I wonder how these officers can get away with so much? On this side of the pond there would be riots! (I am not kidding about that, after the Brixton and other riots the Police and Criminal evidence act was brought into effect which laid down the rules for search, detention, questioning and investigations.) More recently there has been the case in the UK where a member of the public died after being struck by a police officer. The jury at the coroners court have returned a verdict of unlawful killing.

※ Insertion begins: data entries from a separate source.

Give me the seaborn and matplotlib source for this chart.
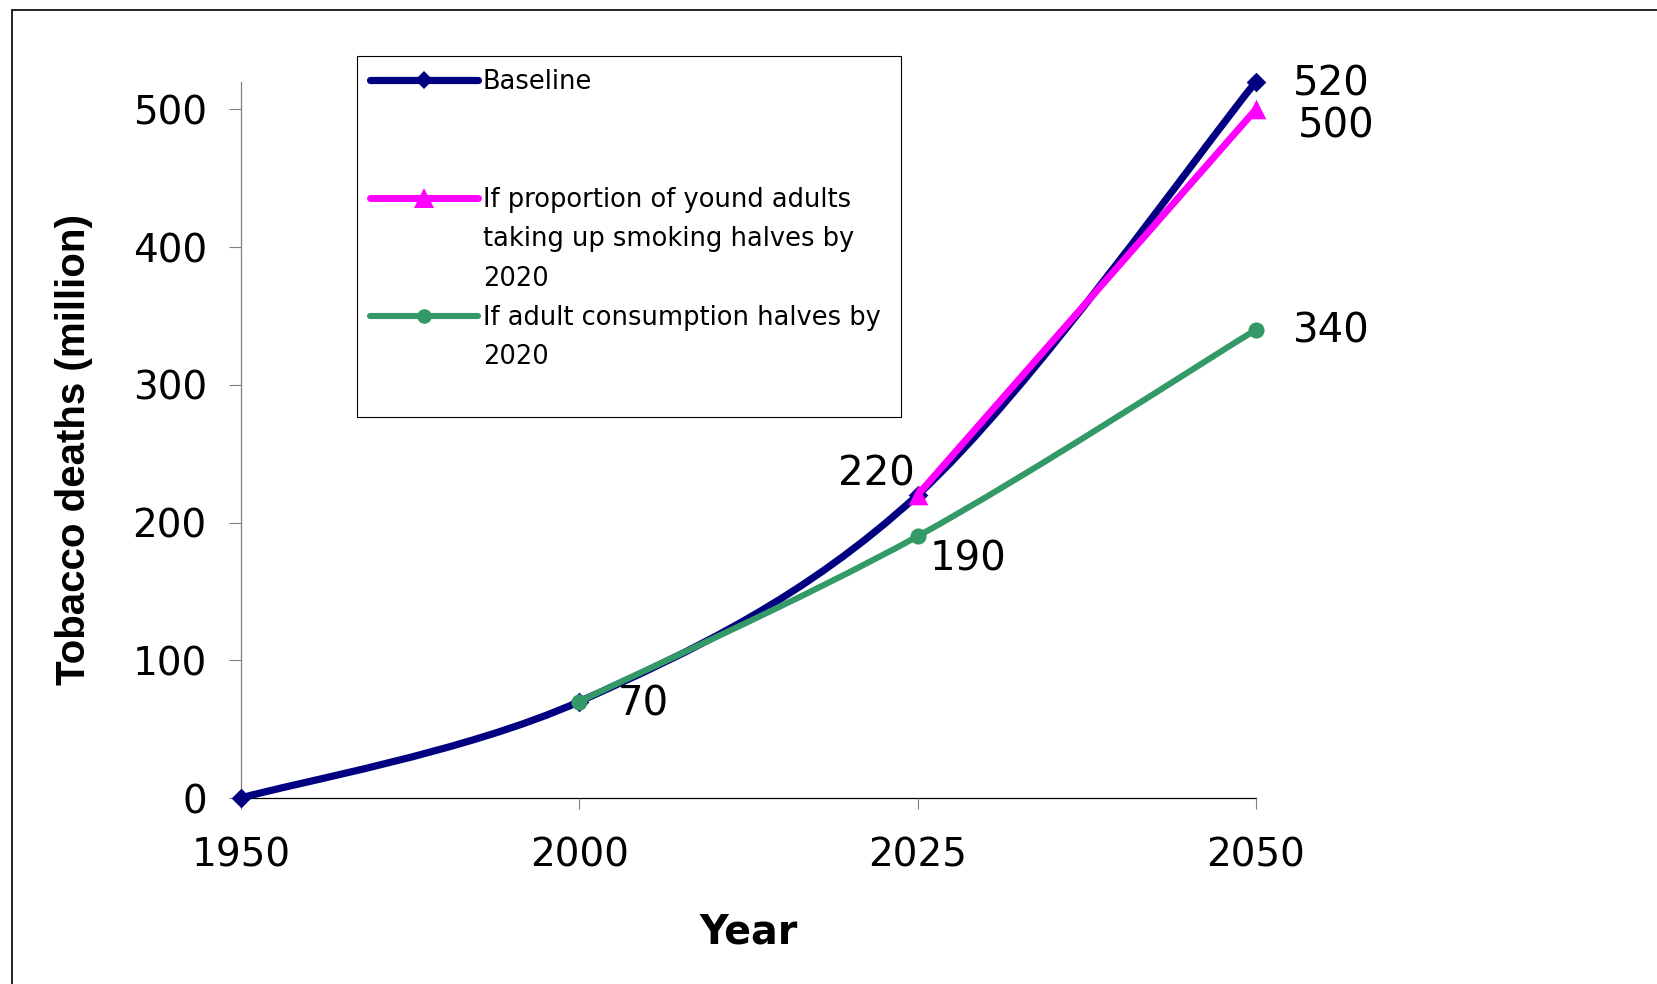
import numpy as np
import matplotlib
matplotlib.use("Agg")
import matplotlib.pyplot as plt
from matplotlib.path import Path
from matplotlib.patches import PathPatch, Rectangle
from matplotlib.lines import Line2D
import seaborn as sns

# ---- data ----
years = ["1950", "2000", "2025", "2050"]
baseline_years = ["1950", "2000", "2025", "2050"]
baseline_vals = [0, 70, 220, 520]
young_years = ["2025", "2050"]
young_vals = [220, 500]
adult_years = ["2000", "2025", "2050"]
adult_vals = [70, 190, 340]
yticks = [0, 100, 200, 300, 400, 500]

legend_lines = [["Baseline", " ", " "],
                ["If proportion of yound adults", "taking up smoking halves by", "2020"],
                ["If adult consumption halves by", "2020", " "]]

# ---- style ----
sns.set_theme(style="white")
plt.rcParams['font.family'] = ['DejaVu Sans']
plt.rcParams['text.color'] = 'black'
plt.rcParams['axes.labelcolor'] = 'black'
plt.rcParams['xtick.labelcolor'] = 'black'
plt.rcParams['ytick.labelcolor'] = 'black'

colors = ["#000080", "#FF00FF", "#339966"]
markers = ["D", "^", "o"]
scatter_sizes = [100, 200, 135]
legend_ms = [9.5, 14, 10.5]
line_widths = [5.2, 5.0, 4.4]

fig = plt.figure(figsize=(16.57, 9.84), dpi=100)
ax = fig.add_axes([0.14545, 0.18902, 0.61255, 0.72795])


def smooth_path(xs, ys):
    pts = np.column_stack([xs, ys]).astype(float)
    n = len(pts)
    verts = [pts[0]]
    codes = [Path.MOVETO]
    for i in range(n - 1):
        p0 = pts[i - 1] if i > 0 else pts[i]
        p1 = pts[i]
        p2 = pts[i + 1]
        p3 = pts[i + 2] if i + 2 < n else pts[i + 1]
        c1 = p1 + (p2 - p0) / 6.0
        c2 = p2 - (p3 - p1) / 6.0
        verts += [c1, c2, p2]
        codes += [Path.CURVE4] * 3
    return Path(np.array(verts), codes)


all_series = [(baseline_years, baseline_vals),
              (young_years, young_vals),
              (adult_years, adult_vals)]

for k, (yrs, vals) in enumerate(all_series):
    xpos = [years.index(y) for y in yrs]
    patch = PathPatch(smooth_path(xpos, vals), facecolor="none",
                      edgecolor=colors[k], lw=line_widths[k],
                      capstyle="round", joinstyle="round",
                      transform=ax.transData, zorder=2 + k, clip_on=False)
    ax.add_patch(patch)
    sns.scatterplot(x=xpos, y=vals, marker=markers[k], s=scatter_sizes[k],
                    color=colors[k], edgecolor=colors[k], linewidth=0,
                    ax=ax, zorder=2.5 + k, clip_on=False, legend=False)

# ---- data labels ----
label_specs = [  # (series index, year, offset in points)
    (0, "2000", (46, -10)),
    (0, "2025", (-30, 6.5)),
    (2, "2025", (36, -24.5)),
    (0, "2050", (54, -10)),
    (1, "2050", (57.6, -20.3)),
    (2, "2050", (54, -9.3)),
]
for k, yr, off in label_specs:
    yrs, vals = all_series[k]
    v = vals[yrs.index(yr)]
    ax.annotate(f"{v}", xy=(years.index(yr), v), xytext=off,
                textcoords="offset points", ha="center", va="baseline",
                fontsize=29, color="black", zorder=10, annotation_clip=False)

# ---- axes ----
ax.set_xlim(0, len(years) - 1)
ax.set_ylim(0, 520)
ax.set_xticks(range(len(years)))
ax.set_xticklabels(years)
ax.set_yticks(yticks)
ax.set_yticklabels([str(t) for t in yticks])

for s in ["top", "right"]:
    ax.spines[s].set_visible(False)
ax.spines["left"].set_color("#808080")
ax.spines["left"].set_linewidth(0.9)
ax.spines["bottom"].set_color("#000000")
ax.spines["bottom"].set_linewidth(0.9)
ax.spines["left"].set_zorder(0.5)
ax.spines["bottom"].set_zorder(0.5)

ax.tick_params(axis="y", direction="out", length=8.6, width=0.8,
               color="#808080", labelsize=28, pad=16, left=True,
               labelcolor="black")
ax.tick_params(axis="x", direction="out", length=8, width=0.8,
               color="#808080", labelsize=28, pad=20, bottom=True,
               labelcolor="black")
ax.grid(False)

ax.set_xlabel("Year", fontsize=28.5, fontweight="bold", va="top", color="black")
ax.xaxis.set_label_coords(0.5, -0.1605)
ax.set_ylabel("Tobacco deaths (million)", fontsize=29, fontweight="bold",
              family=["Liberation Sans", "DejaVu Sans"], color="black")
ax.yaxis.set_label_coords(-0.146, 0.486)

# ---- legend ----
handles = []
labels = []
blank = Line2D([], [], color="none", linestyle="none")
for k in range(3):
    h = Line2D([], [], color=colors[k], lw=line_widths[k], marker=markers[k],
               markersize=legend_ms[k], markeredgewidth=0,
               solid_capstyle="round")
    for j, txt in enumerate(legend_lines[k]):
        handles.append(h if j == 0 else blank)
        labels.append(txt)

leg = ax.legend(handles, labels, loc="upper left",
                bbox_to_anchor=(357 / 1657, 0.3, (901 - 357) / 1657, (1 - 56 / 984) - 0.3),
                bbox_transform=fig.transFigure, mode="expand", borderaxespad=0,
                fontsize=18.5, labelspacing=0.52, handlelength=4.2,
                handletextpad=0.2, borderpad=0.5, frameon=True,
                fancybox=False, framealpha=1, edgecolor="#000000")
leg.get_frame().set_linewidth(0.8)
leg.set_zorder(20)
for t in leg.get_texts():
    t.set_color("black")
leg.get_texts()[-1].set_fontsize(7)

# ---- outer frame ----
fig.patches.append(Rectangle((11.7 / 1657, -0.1), 1.2, (1 - 9.5 / 984) + 0.1,
                             transform=fig.transFigure, fill=False,
                             edgecolor="#111111", lw=1.3, zorder=0))

fig.savefig("out.png", dpi=100)
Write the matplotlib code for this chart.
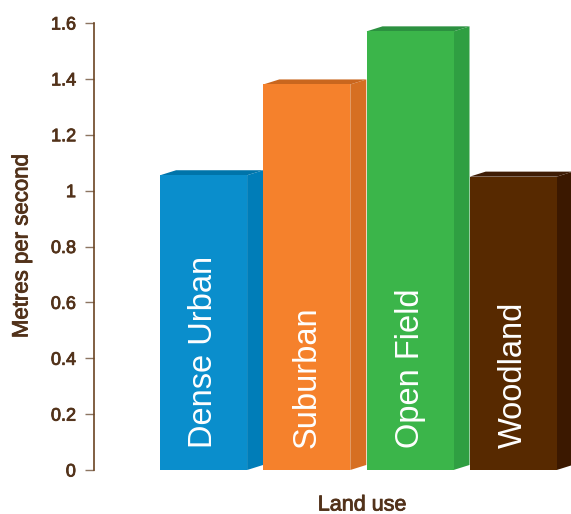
import matplotlib
matplotlib.use("Agg")
import matplotlib.pyplot as plt
from matplotlib.patches import Polygon
import matplotlib.patheffects as pe

categories = ["Dense Urban", "Suburban", "Open Field", "Woodland"]
values = [1.055, 1.38, 1.57, 1.05]
front_colors = ["#0A8ECC", "#F5812C", "#3BB54A", "#572900"]
side_colors = ["#007DB8", "#D66F22", "#2F9F42", "#3B1800"]
top_colors = ["#0074AA", "#C9661E", "#2C9140", "#3E1C05"]
yticks = [0, 0.2, 0.4, 0.6, 0.8, 1.0, 1.2, 1.4, 1.6]
yticklabels = ["0", "0.2", "0.4", "0.6", "0.8", "1", "1.2", "1.4", "1.6"]

plt.rcParams['font.family'] = ['Liberation Sans', 'DejaVu Sans']
text_color = "#52321A"
spine_color = "#6B4422"
heavy = [pe.withStroke(linewidth=0.6, foreground=text_color)]

W, H = 571, 514
fig = plt.figure(figsize=(W / 100, H / 100), dpi=100)
ax = fig.add_axes([94 / W, 44 / H, (W - 94) / W, 447 / H])

width = 0.843
dx = 0.155
dy = 0.018
x = list(range(len(categories)))

ax.bar(x, values, width=width, color=front_colors, edgecolor="none", zorder=3, clip_on=False)
for xi, v, sc, tc, lab in zip(x, values, side_colors, top_colors, categories):
    r = xi + width / 2
    l = xi - width / 2
    side = Polygon([(r, 0), (r + dx, dy), (r + dx, v + dy), (r, v)], closed=True,
                   facecolor=sc, edgecolor="none", zorder=2, clip_on=False)
    top = Polygon([(l, v), (l + dx, v + dy), (r + dx, v + dy), (r, v)], closed=True,
                  facecolor=tc, edgecolor="none", zorder=2, clip_on=False)
    ax.add_patch(side)
    ax.add_patch(top)
    ax.text(xi, 0.08, lab, rotation=90, ha="center", va="bottom", color="white",
            fontsize=23.5, zorder=4)

ax.set_xlim(-1.062, 3.56)
ax.set_ylim(0, 1.6)
for s in ["top", "right", "bottom"]:
    ax.spines[s].set_visible(False)
ax.spines["left"].set_color(spine_color)
ax.spines["left"].set_linewidth(1.2)
ax.set_xticks([])
ax.set_yticks(yticks)
ax.set_yticklabels(yticklabels)
ax.tick_params(axis="y", direction="out", length=6.5, width=1, color="#8C7561",
               pad=6.5, labelsize=13, labelcolor=text_color)
for t in ax.get_yticklabels():
    t.set_path_effects(heavy)

fig.text(22 / W, 1 - 246 / H, "Metres per second", rotation=90, ha="center", va="center",
         fontsize=16, color=text_color, path_effects=heavy)
fig.text(362 / W, 1 - 505 / H, "Land use", ha="center", va="center",
         fontsize=15.5, color=text_color, path_effects=heavy)

fig.savefig("out.png", dpi=100)
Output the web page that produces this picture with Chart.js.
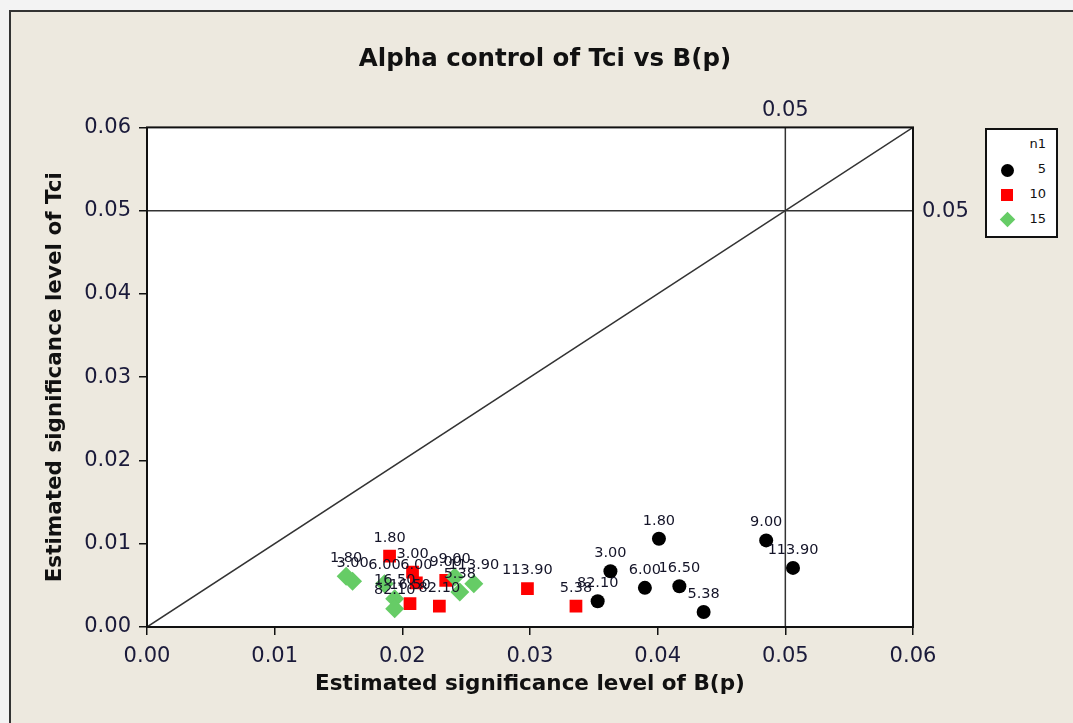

If you are up to it you may read the coroners summing up to the jury.

Part 1

Part 2

Part 3

On the issue of custody, the London Evening Standard had an article about independent custody visitors who monitor the custody suites and detainees welfare.

Anonymous said...

Family sues officer, city over 2008 police shooting in Gatineau
Leclairs calling for probe since February '09
A Gatineau family is suing the City of Gatineau and a Gatineau police officer over the fatal police shooting of 35-year-old David Leclair in 2008.
The $430,000 civil suit was filed on June 23, just five days before the three-year deadline for civil actions. Leclair was shot on June 28, 2008, during a confrontation with Gatineau police officer Pierre-François Blais.
Leclair was the youngest of nine siblings and had custody of his daughter Britney, then nine years old, at the time of the shooting.
Donna Leclair, one of his sisters, said Thursday that his family will not stop asking the Quebec government for a public inquiry, which they have been fighting for since February 2009 when an investigation by the Sûreté du Québec cleared Blais of wrongdoing in Leclair's death. The officer had gone to Leclair's home to arrest him in relation to assault allegations.
"We're not giving up, we're not going away, we're not shutting up," Donna Leclair said. "You can't shoot someone in the back and think it's OK and think that we're going to shut our mouths and go away. Bottom line is, we are not taking no for an answer."
A coroner's report said David Leclair was shot three times: once in the right arm, once in the left arm, and once in the back. The report described David Leclair as "violent" and "menacing" during the attack. The report found that Blais "feared for his life" during the confrontation when David Leclair "seized an iron bar and threatened the officer."
Donna Leclair said her youngest brother's death has been hard on the family. Britney, now 12, has been growing up without a father, his mother Dorothy Leclair and others in the family watched the shooting unfold, and Donna Leclair lives with the memory of hearing his last words.
"How do you get on with that?" she asked. "We live it every minute.
"We're trying every legal avenue that we have at our disposal to have recognition, to get our story out there, and to get justice and peace and closure for us and for David. Because what this officer did is not OK, and his employers, too, have to pay the price."
The civil suit alleges that the coroner's investigation got its information from Blais, and not five witnesses who saw the confrontation. It also alleges that Blais acted in an uncaring, illegal and abusive way by not waiting for backup, that pulling out his gun showed a lack of judgment, that he used excessive force and that he lost control of the situation.
The suit alleges that the City of Gatineau, meanwhile, employs a police officer who doesn't care about people's lives, did not give him adequate training and did not suspend him while they looked into the matter.

Anonymous said...

in the case of pierre francois Blais who assaulted a 73 year old woman and killed her son David Leclair in gatineau, pictures at the scene show Blais wearing an illegal military combat uniform so it is clear that David leclair might have concluded that Blais was an intruder and leclair simply wanted to defend and protect his family against what he perceived to be a crazed mad man not a cop.

Anonymous said...

Pierre-François Blais of Gatineau police is back in trouble again. He has been charged in 2 other incidents. Charged with assault, racism, torturing a man in his custody by turning on car heater in the middle of August, use foul language, writing a false report and fabricating evidence. He has been ordered for 2 separate disciplinary hearings from April 2016 to June 2016.